Depuis l’éclatement de l’URSS, le territoire autonome du Haut-Karabakh fait l’objet d’incessantes disputes entre l’Azerbaïdjan et l’Arménie. Et l’acrimonie entre les deux peuples est grande. Le cinéaste québécois François Jacob a documenté cette histoire des deux côtés de la frontière. Entretien.

Après son documentaire Sur la lune de nickel consacré à une ville minière de Sibérie, François Jacob désirait poursuivre sa réflexion sur la vie en ex-URSS. L’occasion lui en a été donnée le jour où un ami journaliste, Antoine Dion-Ortega, lui a fait part de son projet de se rendre en Azerbaïdjan, ex-république soviétique devenue riche grâce à son pétrole.

« Mon ami croyait que j’y trouverais un sujet d’intérêt. Mais arrivés sur place, nous avons rencontré l’écrivain azerbaïdjanais Akram Aylisli, qui s’est souvent exprimé sur les conflits ethniques de la région et qui a été confiné à résidence », dit-il.

Le sujet de son prochain documentaire venait d’être trouvé : le conflit entre Arméniens et Azerbaïdjanais pour le territoire montagneux du Haut-Karabakh, dont le contrôle passe d’un pays à l’autre au fil des conflits armés.

Le dernier chapitre en date, à l’automne 2020, s’est soldé par une victoire de l’Azerbaïdjan et une rétrocession d’une grande partie du Karabakh par l’Arménie. La cohabitation y est toujours aussi difficile.

« Je me définis comme une personne diplomate qui n’aime pas les simplifications. Et j’avais donc envie de comprendre pourquoi on n’est plus capable de vivre ensemble dans cette région, indique le cinéaste en entrevue. Je voulais sortir des rhétoriques trop simplistes. Sous l’URSS, tout le monde vivait en paix les uns à côté des autres. Et depuis, on s’est enfoncé dans un dialogue de sourds. »

PHOTO FOURNIE PAR LES FILMS DU 3 MARS

Scène de Sous un même soleil montrant une rencontre polie mais tendue entre un couple azéri et une Arménienne

Ce dialogue de sourds, M. Jacob l’illustre grâce à de nombreux témoignages recueillis tant en Azerbaïdjan (de façon clandestine) qu’en Arménie et au Karabakh. Même si bon nombres d’individus disent qu’ils aimeraient vivre en paix avec le voisin et qu’ils vivent sous un même soleil (d’où le titre), les antagonismes remontent vite à la surface.

Mes personnages sont à demi modérées. Prenez par exemple cette rencontre d’un journaliste azéri et sa copine avec une réfugiée arménienne aux États-Unis. Ils ne réussissent pas à se parler ! Ils ne s’intéressent pas les uns aux autres. Ils veulent simplement savoir à qui appartient le Karabakh. C’est l’obsession de la région.
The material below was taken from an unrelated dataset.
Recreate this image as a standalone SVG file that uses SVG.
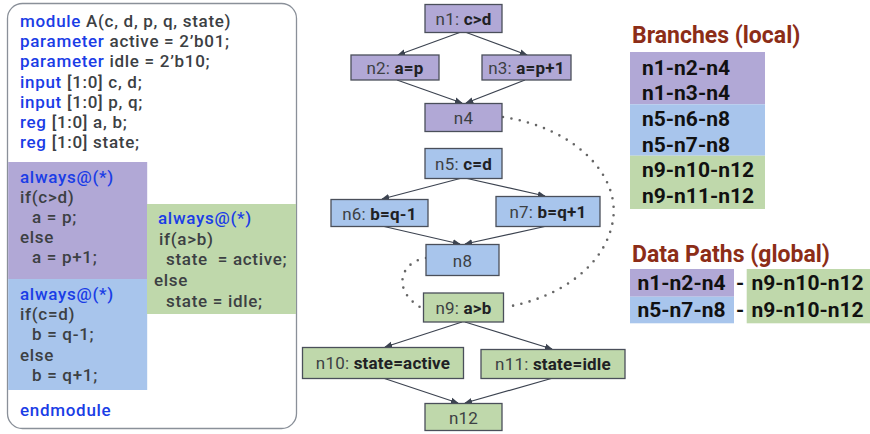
<svg xmlns="http://www.w3.org/2000/svg" width="870" height="434" viewBox="0 0 870 434">
  <style>
    .code { font-family: Roboto, "Liberation Sans", sans-serif; font-size: 17px; font-weight: 500; letter-spacing: 0.7px; fill: #3c4043; white-space: pre; }
    .kw { fill: #1a3de6; }
    .node rect { stroke: #4a4f5a; stroke-width: 1.3; }
    .purple { fill: #b1a8d6; }
    .blue { fill: #a8c5ec; }
    .green { fill: #bfd8ab; }
    .lbl { font-family: Roboto, "Liberation Sans", sans-serif; font-size: 17px; letter-spacing: 0.2px; fill: #3c4043; text-anchor: middle; }
    .b { font-weight: bold; fill: #202124; }
    .edge { stroke: #3c4350; stroke-width: 1.2; fill: none; marker-end: url(#arrow); }
    .dots { stroke: #666; stroke-width: 2.6; stroke-linecap: round; stroke-dasharray: 0 8.5; fill: none; }
    .title { font-family: Roboto, "Liberation Sans", sans-serif; font-size: 23px; font-weight: bold; fill: #8c2d17; }
    .path { font-family: Roboto, "Liberation Sans", sans-serif; font-size: 21px; font-weight: bold; fill: #111; }
  </style>
  <defs>
    <marker id="arrow" viewBox="0 0 10 10" refX="9" refY="5" markerWidth="8" markerHeight="8" markerUnits="userSpaceOnUse" orient="auto">
      <path d="M0,1 L10,5 L0,9 z" fill="#3c4350"/>
    </marker>
  </defs>

  <!-- Verilog source panel -->
  <g id="code">
    <rect x="7.5" y="3.5" width="289" height="425" rx="15" fill="#fff" stroke="#8a9099" stroke-width="1.3"/>
    <rect x="8.2" y="162" width="139" height="117" class="purple"/>
    <rect x="8.2" y="279" width="139" height="111" class="blue"/>
    <rect x="147" y="204" width="149" height="110" class="green"/>
    <text class="code" x="20" y="27"><tspan class="kw">module</tspan> A(c, d, p, q, state)</text>
    <text class="code" x="20" y="47"><tspan class="kw">parameter</tspan> active = 2’b01;</text>
    <text class="code" x="20" y="67"><tspan class="kw">parameter</tspan> idle = 2’b10;</text>
    <text class="code" x="20" y="88"><tspan class="kw">input</tspan> [1:0] c, d;</text>
    <text class="code" x="20" y="108"><tspan class="kw">input</tspan> [1:0] p, q;</text>
    <text class="code" x="20" y="128"><tspan class="kw">reg</tspan> [1:0] a, b;</text>
    <text class="code" x="20" y="148"><tspan class="kw">reg</tspan> [1:0] state;</text>

    <text class="code kw" x="20" y="183">always@(*)</text>
    <text class="code" x="20" y="203">if(c&gt;d)</text>
    <text class="code" x="32" y="223">a = p;</text>
    <text class="code" x="20" y="243">else</text>
    <text class="code" x="32" y="263">a = p+1;</text>

    <text class="code kw" x="20" y="300">always@(*)</text>
    <text class="code" x="20" y="320">if(c=d)</text>
    <text class="code" x="32" y="340">b = q-1;</text>
    <text class="code" x="20" y="361">else</text>
    <text class="code" x="32" y="381">b = q+1;</text>

    <text class="code kw" x="158" y="224">always@(*)</text>
    <text class="code" x="159" y="245">if(a&gt;b)</text>
    <text class="code" x="166" y="265" xml:space="preserve">state  = active;</text>
    <text class="code" x="154" y="286">else</text>
    <text class="code" x="166" y="307">state = idle;</text>

    <text class="code kw" x="20" y="416">endmodule</text>
  </g>

  <!-- control-flow graph edges -->
  <g id="connectors">
    <path class="edge" d="M461,32 L398,55"/>
    <path class="edge" d="M465,32 L527,55"/>
    <path class="edge" d="M397,80 L462,103"/>
    <path class="edge" d="M525,80 L466,103"/>
    <path class="edge" d="M462,178 L382,199"/>
    <path class="edge" d="M465,178 L545,196"/>
    <path class="edge" d="M382,226 L460,244"/>
    <path class="edge" d="M547,226 L465,244"/>
    <path class="edge" d="M462,322 L385,347"/>
    <path class="edge" d="M465,322 L552,349"/>
    <path class="edge" d="M383,378 L458,403"/>
    <path class="edge" d="M553,378 L465,403"/>
    <path class="dots" d="M503,117 C575,128 620,175 613,220 C606,265 560,298 506,307"/>
    <path class="dots" d="M426,258 C400,262 392,290 420,307"/>
  </g>

  <g id="n1" class="node"><rect x="425" y="4.5" width="77" height="28" class="purple"/><text class="lbl" x="463.5" y="24.5">n1: <tspan class="b">c&gt;d</tspan></text></g>
  <g id="n2" class="node"><rect x="351" y="55" width="88" height="25" class="purple"/><text class="lbl" x="395" y="73.5">n2: <tspan class="b">a=p</tspan></text></g>
  <g id="n3" class="node"><rect x="482" y="55" width="89" height="25" class="purple"/><text class="lbl" x="526.5" y="73.5">n3: <tspan class="b">a=p+1</tspan></text></g>
  <g id="n4" class="node"><rect x="425" y="103.5" width="77" height="28" class="purple"/><text class="lbl" x="463.5" y="123.5">n4</text></g>

  <g id="n5" class="node"><rect x="425" y="148.5" width="77" height="30" class="blue"/><text class="lbl" x="463.5" y="169.5">n5: <tspan class="b">c=d</tspan></text></g>
  <g id="n6" class="node"><rect x="331" y="199.5" width="97" height="27" class="blue"/><text class="lbl" x="379.5" y="219.5">n6: <tspan class="b">b=q-1</tspan></text></g>
  <g id="n7" class="node"><rect x="496" y="196.5" width="104" height="30" class="blue"/><text class="lbl" x="548" y="218">n7: <tspan class="b">b=q+1</tspan></text></g>
  <g id="n8" class="node"><rect x="426" y="244.5" width="73" height="31" class="blue"/><text class="lbl" x="462.5" y="266.5">n8</text></g>

  <g id="n9" class="node"><rect x="423.5" y="293" width="80" height="29" class="green"/><text class="lbl" x="463.5" y="313.5">n9: <tspan class="b">a&gt;b</tspan></text></g>
  <g id="n10" class="node"><rect x="302.5" y="347.5" width="161" height="31" class="green"/><text class="lbl" x="383" y="369">n10: <tspan class="b">state=active</tspan></text></g>
  <g id="n11" class="node"><rect x="481" y="349.5" width="144" height="29" class="green"/><text class="lbl" x="553" y="370">n11: <tspan class="b">state=idle</tspan></text></g>
  <g id="n12" class="node"><rect x="425" y="403.5" width="77" height="27" class="green"/><text class="lbl" x="463.5" y="423.5">n12</text></g>

  <!-- branch table -->
  <g id="branches">
    <text class="title" x="632" y="43">Branches (local)</text>
    <rect x="630" y="52" width="135" height="52.3" class="purple"/>
    <rect x="630" y="104.3" width="135" height="51.4" class="blue"/>
    <rect x="630" y="155.7" width="135" height="53.3" class="green"/>
    <text class="path" x="642" y="75">n1-n2-n4</text>
    <text class="path" x="642" y="100">n1-n3-n4</text>
    <text class="path" x="642" y="126">n5-n6-n8</text>
    <text class="path" x="642" y="152">n5-n7-n8</text>
    <text class="path" x="642" y="177">n9-n10-n12</text>
    <text class="path" x="642" y="203">n9-n11-n12</text>
  </g>

  <!-- data path table -->
  <g id="datapaths">
    <text class="title" x="632" y="262">Data Paths (global)</text>
    <rect x="630" y="269" width="104" height="27.7" class="purple"/>
    <rect x="630" y="296.7" width="104" height="26.6" class="blue"/>
    <rect x="746.7" y="269" width="124" height="54.3" class="green"/>
    <text class="path" x="637.5" y="290">n1-n2-n4</text>
    <text class="path" x="637.5" y="317">n5-n7-n8</text>
    <text class="path" x="736" y="290">-</text>
    <text class="path" x="736" y="317">-</text>
    <text class="path" x="751.5" y="290">n9-n10-n12</text>
    <text class="path" x="751.5" y="317">n9-n10-n12</text>
  </g>
</svg>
François Jacob, réalisateur

Il est vrai que dans cette séquence filmée à Pittsburgh, tout le monde reste poli, mais on voit bien que cette rencontre n’aboutit nulle part.

M. Jacob a consacré quatre ans de sa vie à ce documentaire dont tout l’aspect cinématographique est fascinant. « On a fait 140 jours de tournage répartis sur neuf voyages, détaille-t-il. Nous sommes entrés cinq fois en Arménie, trois fois dans le Karabakh et trois fois en Azerbaïdjan, même si c’est très compliqué. »

Compliqué ? Selon lui, l’Azerbaïdjan est une démocratie de façade cachant « une dictature sordide à glacer le sang » et où les dollars recueillis par la vente du pétrole achètent tout, y compris une étape du Grand Prix de Formule 1. Grâce à des contacts, il a pu rencontrer quelques rares personnages azéris dans un squat de Bakou, les rares, dit-il, à être à l’aise de parler à la caméra.

Ce travail de documentation devient lourd à porter, convient M. Jacob.

C’est fatigant et épuisant de tourner un conflit ethnique. Les gens déversent de la haine en permanence. On vous accuse aussi d’espionner pour l’autre camp, etc.

François Jacob, réalisateur

Le cinéaste a sa propre opinion quant à savoir à qui appartient ce territoire.

« Pour moi, le Karabakh appartient à tout le monde, lance-t-il. En ce sens que tout le monde y a vécu durant des centaines d’années. La question n’est pas de savoir à qui ça appartient, mais comment vivre ensemble, comment refaire des frontières en tenant compte de la démographie. »

Pour le moment, cette bonne volonté ne semble pas partagée.